- **WHAT THE EXERCISE ASKS**
Find the word "this" in the data. Return every line where it appears.

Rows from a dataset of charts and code
— begin —

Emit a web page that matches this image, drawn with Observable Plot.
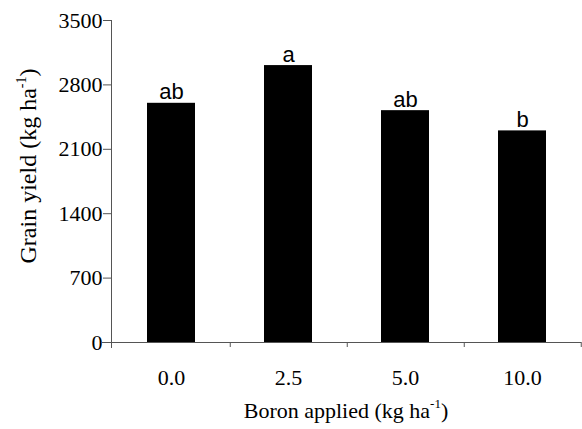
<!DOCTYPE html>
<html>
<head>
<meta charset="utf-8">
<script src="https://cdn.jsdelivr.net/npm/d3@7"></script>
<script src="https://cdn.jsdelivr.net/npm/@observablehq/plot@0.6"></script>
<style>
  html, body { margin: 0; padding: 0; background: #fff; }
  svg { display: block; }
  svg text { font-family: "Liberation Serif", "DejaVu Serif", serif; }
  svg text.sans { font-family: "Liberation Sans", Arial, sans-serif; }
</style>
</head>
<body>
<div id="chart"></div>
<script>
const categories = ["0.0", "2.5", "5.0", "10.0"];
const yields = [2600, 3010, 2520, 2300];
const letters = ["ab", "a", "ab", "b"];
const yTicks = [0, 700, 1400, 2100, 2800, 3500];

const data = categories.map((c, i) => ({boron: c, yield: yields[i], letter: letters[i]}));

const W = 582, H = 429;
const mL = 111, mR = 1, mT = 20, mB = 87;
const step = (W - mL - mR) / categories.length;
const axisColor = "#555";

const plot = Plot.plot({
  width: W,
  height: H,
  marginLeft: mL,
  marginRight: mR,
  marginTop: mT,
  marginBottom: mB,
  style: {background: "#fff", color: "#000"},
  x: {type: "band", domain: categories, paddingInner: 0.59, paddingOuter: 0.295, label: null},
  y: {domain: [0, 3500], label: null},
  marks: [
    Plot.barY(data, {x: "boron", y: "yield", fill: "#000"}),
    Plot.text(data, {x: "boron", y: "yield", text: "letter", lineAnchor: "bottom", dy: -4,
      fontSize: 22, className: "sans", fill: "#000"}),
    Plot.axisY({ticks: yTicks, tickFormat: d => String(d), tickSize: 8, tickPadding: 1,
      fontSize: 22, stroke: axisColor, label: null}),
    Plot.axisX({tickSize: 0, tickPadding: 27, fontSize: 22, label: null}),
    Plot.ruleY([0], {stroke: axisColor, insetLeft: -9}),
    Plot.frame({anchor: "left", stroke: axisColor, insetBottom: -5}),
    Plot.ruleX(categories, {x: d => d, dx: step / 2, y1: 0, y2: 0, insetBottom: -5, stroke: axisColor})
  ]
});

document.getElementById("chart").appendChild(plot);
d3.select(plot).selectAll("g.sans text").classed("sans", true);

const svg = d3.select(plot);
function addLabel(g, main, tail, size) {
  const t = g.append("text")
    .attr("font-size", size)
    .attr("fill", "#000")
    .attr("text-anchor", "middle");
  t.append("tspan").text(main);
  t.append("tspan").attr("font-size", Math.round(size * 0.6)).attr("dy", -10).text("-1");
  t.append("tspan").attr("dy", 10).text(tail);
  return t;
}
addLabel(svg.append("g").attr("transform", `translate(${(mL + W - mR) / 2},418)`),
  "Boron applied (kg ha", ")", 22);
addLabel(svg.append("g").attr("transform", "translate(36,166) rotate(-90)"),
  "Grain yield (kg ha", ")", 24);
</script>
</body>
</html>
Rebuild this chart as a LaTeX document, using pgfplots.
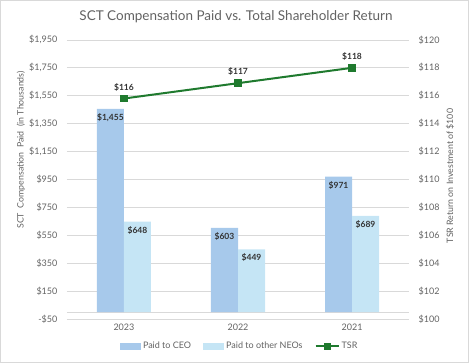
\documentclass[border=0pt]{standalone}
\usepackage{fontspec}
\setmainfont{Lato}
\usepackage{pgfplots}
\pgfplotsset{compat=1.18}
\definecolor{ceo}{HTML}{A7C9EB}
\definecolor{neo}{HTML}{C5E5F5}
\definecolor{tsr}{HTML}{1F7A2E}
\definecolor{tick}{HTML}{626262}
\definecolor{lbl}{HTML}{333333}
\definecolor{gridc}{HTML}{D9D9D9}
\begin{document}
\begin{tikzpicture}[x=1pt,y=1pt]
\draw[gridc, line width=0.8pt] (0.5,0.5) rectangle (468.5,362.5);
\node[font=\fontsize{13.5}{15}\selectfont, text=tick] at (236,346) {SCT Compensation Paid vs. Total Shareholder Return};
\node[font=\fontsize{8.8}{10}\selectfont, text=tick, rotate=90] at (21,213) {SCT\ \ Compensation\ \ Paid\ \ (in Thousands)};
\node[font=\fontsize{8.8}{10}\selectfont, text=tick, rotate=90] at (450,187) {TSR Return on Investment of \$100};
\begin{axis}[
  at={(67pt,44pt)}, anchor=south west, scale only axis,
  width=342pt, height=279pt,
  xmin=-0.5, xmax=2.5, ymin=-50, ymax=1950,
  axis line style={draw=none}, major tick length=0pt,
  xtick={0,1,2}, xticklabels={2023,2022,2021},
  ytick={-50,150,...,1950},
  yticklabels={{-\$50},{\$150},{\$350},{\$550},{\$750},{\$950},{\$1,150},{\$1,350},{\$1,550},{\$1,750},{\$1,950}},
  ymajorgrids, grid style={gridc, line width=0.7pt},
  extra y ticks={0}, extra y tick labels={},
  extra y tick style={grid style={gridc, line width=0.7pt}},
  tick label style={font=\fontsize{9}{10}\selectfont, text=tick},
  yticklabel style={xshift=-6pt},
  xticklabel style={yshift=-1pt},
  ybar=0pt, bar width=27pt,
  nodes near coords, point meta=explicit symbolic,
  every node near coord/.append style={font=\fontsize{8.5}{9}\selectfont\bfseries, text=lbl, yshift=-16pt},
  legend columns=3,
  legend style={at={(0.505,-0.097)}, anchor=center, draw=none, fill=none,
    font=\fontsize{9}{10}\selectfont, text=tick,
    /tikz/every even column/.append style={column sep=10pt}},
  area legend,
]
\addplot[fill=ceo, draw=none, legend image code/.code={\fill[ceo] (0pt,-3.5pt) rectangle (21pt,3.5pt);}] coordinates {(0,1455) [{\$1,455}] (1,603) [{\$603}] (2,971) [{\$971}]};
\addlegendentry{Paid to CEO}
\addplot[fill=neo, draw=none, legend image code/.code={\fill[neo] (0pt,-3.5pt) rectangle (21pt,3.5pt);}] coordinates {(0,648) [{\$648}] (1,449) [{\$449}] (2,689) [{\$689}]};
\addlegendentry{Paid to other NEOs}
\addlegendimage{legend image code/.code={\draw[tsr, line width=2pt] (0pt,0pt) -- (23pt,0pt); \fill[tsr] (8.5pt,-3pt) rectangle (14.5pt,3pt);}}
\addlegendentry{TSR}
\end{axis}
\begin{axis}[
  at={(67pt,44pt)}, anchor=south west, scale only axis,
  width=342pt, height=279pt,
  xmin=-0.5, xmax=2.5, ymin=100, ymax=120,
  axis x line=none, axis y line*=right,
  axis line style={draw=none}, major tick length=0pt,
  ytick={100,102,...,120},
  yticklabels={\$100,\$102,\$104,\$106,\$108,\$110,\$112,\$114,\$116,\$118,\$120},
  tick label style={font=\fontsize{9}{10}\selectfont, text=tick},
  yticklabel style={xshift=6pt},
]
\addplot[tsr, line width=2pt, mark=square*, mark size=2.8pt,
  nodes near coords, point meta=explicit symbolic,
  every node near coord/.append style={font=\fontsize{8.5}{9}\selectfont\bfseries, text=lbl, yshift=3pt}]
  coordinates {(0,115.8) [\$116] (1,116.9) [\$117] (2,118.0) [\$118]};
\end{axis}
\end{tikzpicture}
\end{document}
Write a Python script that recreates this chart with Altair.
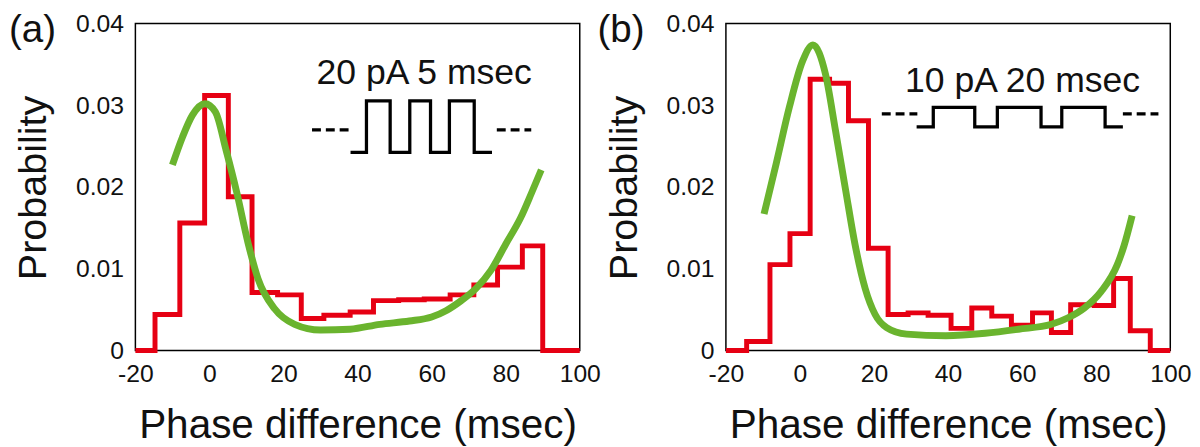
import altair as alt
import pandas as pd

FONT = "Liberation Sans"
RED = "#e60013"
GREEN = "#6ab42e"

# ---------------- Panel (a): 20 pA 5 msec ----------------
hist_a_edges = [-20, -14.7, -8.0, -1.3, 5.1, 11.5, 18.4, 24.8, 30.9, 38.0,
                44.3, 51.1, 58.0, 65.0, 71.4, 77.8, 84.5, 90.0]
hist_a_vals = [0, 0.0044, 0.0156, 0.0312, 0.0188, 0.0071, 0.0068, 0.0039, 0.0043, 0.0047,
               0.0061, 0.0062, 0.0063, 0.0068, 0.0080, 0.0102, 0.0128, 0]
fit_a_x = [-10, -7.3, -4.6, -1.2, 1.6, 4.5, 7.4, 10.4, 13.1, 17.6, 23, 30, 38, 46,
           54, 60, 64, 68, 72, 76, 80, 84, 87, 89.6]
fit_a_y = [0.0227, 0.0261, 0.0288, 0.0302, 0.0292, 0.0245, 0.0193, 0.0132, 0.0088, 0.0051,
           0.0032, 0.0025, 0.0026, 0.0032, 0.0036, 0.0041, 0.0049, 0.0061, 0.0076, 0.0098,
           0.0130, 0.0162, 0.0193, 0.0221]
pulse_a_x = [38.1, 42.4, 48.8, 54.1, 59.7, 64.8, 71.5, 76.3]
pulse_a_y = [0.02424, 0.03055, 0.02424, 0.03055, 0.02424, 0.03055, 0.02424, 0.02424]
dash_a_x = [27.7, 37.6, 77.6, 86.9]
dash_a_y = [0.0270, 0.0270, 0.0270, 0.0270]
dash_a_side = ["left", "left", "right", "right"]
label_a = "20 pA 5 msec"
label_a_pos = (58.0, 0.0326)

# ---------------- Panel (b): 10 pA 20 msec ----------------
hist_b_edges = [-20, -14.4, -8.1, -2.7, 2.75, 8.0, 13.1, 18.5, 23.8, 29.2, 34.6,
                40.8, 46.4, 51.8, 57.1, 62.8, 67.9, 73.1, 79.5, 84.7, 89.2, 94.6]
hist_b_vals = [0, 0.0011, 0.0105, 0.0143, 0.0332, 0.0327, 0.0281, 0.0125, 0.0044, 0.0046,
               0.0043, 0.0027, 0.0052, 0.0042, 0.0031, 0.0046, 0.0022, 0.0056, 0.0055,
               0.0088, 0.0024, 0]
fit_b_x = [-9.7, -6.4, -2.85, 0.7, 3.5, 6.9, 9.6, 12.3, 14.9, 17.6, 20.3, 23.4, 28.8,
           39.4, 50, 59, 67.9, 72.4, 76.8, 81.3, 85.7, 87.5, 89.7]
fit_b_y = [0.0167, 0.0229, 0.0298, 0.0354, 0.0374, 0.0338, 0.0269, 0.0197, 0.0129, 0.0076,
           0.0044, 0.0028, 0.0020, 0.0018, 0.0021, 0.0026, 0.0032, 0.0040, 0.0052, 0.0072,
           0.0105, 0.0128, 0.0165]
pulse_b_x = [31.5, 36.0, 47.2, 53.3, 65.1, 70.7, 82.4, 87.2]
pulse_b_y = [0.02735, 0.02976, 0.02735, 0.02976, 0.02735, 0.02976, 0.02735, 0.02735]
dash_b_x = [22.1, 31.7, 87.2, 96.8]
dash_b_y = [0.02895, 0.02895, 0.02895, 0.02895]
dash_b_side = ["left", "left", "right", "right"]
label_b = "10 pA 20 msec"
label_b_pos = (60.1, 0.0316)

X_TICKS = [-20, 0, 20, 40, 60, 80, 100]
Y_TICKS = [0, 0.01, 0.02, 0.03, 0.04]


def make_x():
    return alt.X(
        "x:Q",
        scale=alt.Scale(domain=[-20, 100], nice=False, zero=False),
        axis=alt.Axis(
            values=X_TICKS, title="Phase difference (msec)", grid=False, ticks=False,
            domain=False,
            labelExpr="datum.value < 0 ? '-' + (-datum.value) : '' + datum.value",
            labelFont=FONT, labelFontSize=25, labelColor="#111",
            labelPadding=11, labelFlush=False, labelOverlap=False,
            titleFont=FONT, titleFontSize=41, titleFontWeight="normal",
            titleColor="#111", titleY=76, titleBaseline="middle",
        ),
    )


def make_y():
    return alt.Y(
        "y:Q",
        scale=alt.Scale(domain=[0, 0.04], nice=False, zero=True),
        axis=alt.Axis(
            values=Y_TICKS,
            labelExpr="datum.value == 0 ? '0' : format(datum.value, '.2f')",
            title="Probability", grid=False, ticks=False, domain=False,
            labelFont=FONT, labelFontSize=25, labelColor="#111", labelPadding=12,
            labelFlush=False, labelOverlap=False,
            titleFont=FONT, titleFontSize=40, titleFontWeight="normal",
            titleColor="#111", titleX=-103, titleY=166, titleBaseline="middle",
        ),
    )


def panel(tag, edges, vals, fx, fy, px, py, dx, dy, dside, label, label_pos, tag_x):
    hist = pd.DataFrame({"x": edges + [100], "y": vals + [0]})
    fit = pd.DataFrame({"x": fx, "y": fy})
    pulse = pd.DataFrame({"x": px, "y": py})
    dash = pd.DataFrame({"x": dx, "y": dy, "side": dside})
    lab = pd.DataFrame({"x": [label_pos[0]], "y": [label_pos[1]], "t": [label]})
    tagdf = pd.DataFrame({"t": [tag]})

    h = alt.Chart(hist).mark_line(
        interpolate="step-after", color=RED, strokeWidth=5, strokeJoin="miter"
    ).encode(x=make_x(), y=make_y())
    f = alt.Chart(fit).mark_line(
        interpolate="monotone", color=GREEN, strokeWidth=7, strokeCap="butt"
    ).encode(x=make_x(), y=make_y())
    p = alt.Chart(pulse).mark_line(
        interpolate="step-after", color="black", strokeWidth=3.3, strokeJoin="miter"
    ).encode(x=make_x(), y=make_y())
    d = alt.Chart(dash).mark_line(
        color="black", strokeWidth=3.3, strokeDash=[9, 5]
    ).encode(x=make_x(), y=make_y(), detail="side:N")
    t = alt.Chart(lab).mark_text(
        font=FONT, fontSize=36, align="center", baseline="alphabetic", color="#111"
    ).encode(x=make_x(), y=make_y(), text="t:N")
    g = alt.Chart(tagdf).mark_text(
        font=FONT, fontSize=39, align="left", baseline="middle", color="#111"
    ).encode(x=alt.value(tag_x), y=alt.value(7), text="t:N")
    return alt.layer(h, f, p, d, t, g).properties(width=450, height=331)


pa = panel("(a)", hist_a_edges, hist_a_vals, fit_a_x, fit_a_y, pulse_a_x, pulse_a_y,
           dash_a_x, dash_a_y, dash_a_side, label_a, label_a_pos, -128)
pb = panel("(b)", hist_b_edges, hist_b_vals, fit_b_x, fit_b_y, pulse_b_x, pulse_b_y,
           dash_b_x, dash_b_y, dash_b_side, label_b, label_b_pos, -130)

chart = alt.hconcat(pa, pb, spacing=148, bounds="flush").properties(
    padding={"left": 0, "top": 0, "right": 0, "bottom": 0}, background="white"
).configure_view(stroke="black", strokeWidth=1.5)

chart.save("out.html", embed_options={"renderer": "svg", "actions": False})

— end —

- **EXERCISE SOLUTION**
Emit a web page that matches this image, drawn with Observable Plot.
Rebuild this chart as a LaTeX document, using pgfplots.
Write a Python script that recreates this chart with Altair.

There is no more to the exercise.